# PROBLEM
Print exactly the lines from the first one down to the line containing "const height = 868;", both ends included, with no pictures and nothing else.

# GIVEN DATA
○ ○ ○ ○ ○

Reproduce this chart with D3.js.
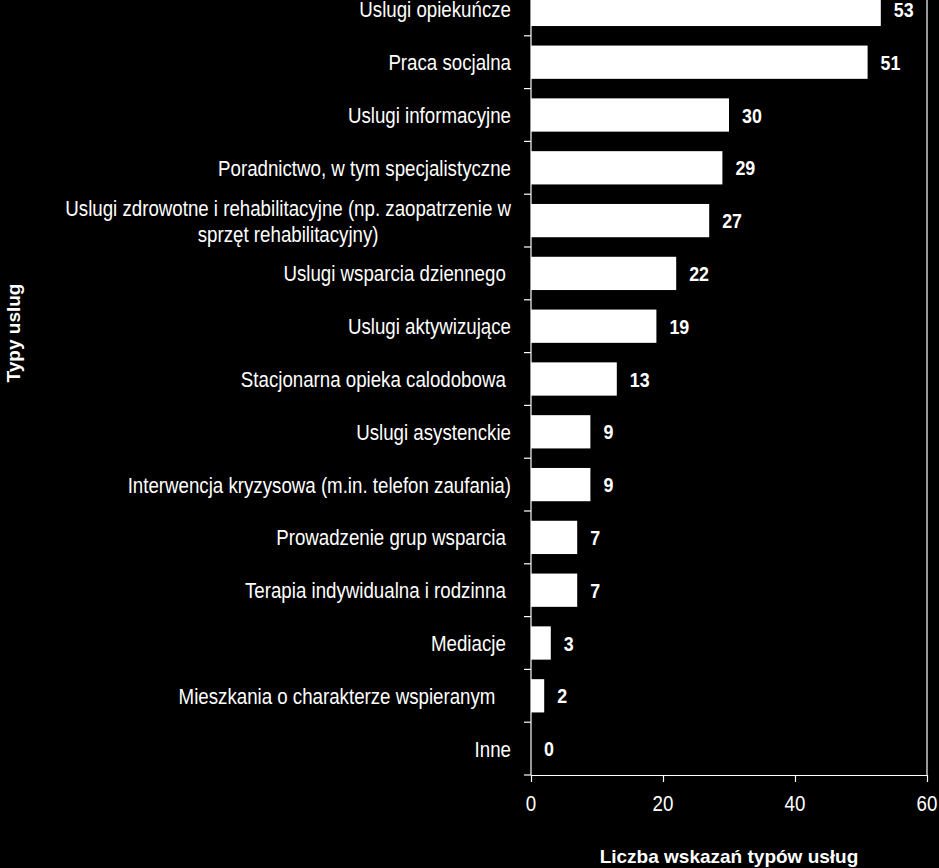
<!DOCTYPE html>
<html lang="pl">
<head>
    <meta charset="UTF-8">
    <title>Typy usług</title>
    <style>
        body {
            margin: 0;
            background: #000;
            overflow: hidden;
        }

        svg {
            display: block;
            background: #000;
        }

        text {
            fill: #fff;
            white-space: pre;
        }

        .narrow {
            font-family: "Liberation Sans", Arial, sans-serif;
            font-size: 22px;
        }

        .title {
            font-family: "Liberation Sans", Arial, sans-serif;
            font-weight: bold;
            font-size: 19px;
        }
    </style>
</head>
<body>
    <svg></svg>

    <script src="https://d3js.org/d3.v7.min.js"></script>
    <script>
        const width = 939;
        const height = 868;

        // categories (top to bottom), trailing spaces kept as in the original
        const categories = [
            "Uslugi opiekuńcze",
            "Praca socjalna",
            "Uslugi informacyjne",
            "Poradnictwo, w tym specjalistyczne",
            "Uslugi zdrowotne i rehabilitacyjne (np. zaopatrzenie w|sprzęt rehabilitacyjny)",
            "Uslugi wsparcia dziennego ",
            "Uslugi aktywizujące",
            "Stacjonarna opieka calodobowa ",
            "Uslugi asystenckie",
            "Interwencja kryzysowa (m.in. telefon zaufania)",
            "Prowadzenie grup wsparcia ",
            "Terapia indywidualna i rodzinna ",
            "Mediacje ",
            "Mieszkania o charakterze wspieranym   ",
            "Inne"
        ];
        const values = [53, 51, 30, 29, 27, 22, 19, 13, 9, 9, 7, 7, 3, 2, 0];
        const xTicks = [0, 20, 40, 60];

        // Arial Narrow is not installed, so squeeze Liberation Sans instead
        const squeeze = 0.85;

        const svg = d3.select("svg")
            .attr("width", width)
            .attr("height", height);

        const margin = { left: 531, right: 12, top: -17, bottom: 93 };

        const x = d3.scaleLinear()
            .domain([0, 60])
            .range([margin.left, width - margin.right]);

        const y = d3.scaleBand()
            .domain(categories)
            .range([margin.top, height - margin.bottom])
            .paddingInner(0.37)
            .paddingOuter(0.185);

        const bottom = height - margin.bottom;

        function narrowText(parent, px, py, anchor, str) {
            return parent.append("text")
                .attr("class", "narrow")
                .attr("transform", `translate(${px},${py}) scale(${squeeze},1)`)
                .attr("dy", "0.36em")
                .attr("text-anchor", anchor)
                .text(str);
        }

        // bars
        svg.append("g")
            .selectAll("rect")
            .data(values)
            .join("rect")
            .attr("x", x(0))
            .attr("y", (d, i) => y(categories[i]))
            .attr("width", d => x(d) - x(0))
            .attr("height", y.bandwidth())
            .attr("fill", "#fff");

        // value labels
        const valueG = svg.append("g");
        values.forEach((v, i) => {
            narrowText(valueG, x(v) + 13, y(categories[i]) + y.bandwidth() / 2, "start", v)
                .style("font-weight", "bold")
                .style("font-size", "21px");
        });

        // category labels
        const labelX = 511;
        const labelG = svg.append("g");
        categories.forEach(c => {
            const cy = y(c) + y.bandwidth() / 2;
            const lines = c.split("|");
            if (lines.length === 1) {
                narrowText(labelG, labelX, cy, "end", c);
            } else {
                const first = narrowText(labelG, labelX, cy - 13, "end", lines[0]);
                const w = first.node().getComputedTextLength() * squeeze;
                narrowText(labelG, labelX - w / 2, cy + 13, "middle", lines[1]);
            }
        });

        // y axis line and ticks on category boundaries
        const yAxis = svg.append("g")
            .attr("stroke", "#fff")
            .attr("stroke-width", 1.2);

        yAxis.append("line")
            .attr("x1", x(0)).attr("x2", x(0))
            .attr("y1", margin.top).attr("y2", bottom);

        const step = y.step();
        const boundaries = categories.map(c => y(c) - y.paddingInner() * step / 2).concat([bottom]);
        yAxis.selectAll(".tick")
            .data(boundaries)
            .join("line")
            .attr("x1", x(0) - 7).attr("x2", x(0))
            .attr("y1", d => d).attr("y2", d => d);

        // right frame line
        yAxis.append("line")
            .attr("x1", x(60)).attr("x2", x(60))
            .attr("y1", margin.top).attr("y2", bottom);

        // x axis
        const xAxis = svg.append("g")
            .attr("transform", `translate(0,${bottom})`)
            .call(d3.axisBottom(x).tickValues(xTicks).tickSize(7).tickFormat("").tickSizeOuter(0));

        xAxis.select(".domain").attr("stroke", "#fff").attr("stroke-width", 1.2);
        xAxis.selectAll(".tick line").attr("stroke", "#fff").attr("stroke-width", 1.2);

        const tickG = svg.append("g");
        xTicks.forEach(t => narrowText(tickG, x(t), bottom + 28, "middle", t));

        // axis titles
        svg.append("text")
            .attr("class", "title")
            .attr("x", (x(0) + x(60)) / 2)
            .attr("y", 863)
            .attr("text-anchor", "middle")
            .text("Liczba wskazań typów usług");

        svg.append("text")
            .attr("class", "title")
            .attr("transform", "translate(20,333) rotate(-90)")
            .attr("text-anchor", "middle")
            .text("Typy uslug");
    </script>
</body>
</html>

○ ○ ○ ○ ○

# EXPECTED ANSWER
Reproduce this chart with D3.js.
<!DOCTYPE html>
<html lang="pl">
<head>
    <meta charset="UTF-8">
    <title>Typy usług</title>
    <style>
        body {
            margin: 0;
            background: #000;
            overflow: hidden;
        }

        svg {
            display: block;
            background: #000;
        }

        text {
            fill: #fff;
            white-space: pre;
        }

        .narrow {
            font-family: "Liberation Sans", Arial, sans-serif;
            font-size: 22px;
        }

        .title {
            font-family: "Liberation Sans", Arial, sans-serif;
            font-weight: bold;
            font-size: 19px;
        }
    </style>
</head>
<body>
    <svg></svg>

    <script src="https://d3js.org/d3.v7.min.js"></script>
    <script>
        const width = 939;
        const height = 868;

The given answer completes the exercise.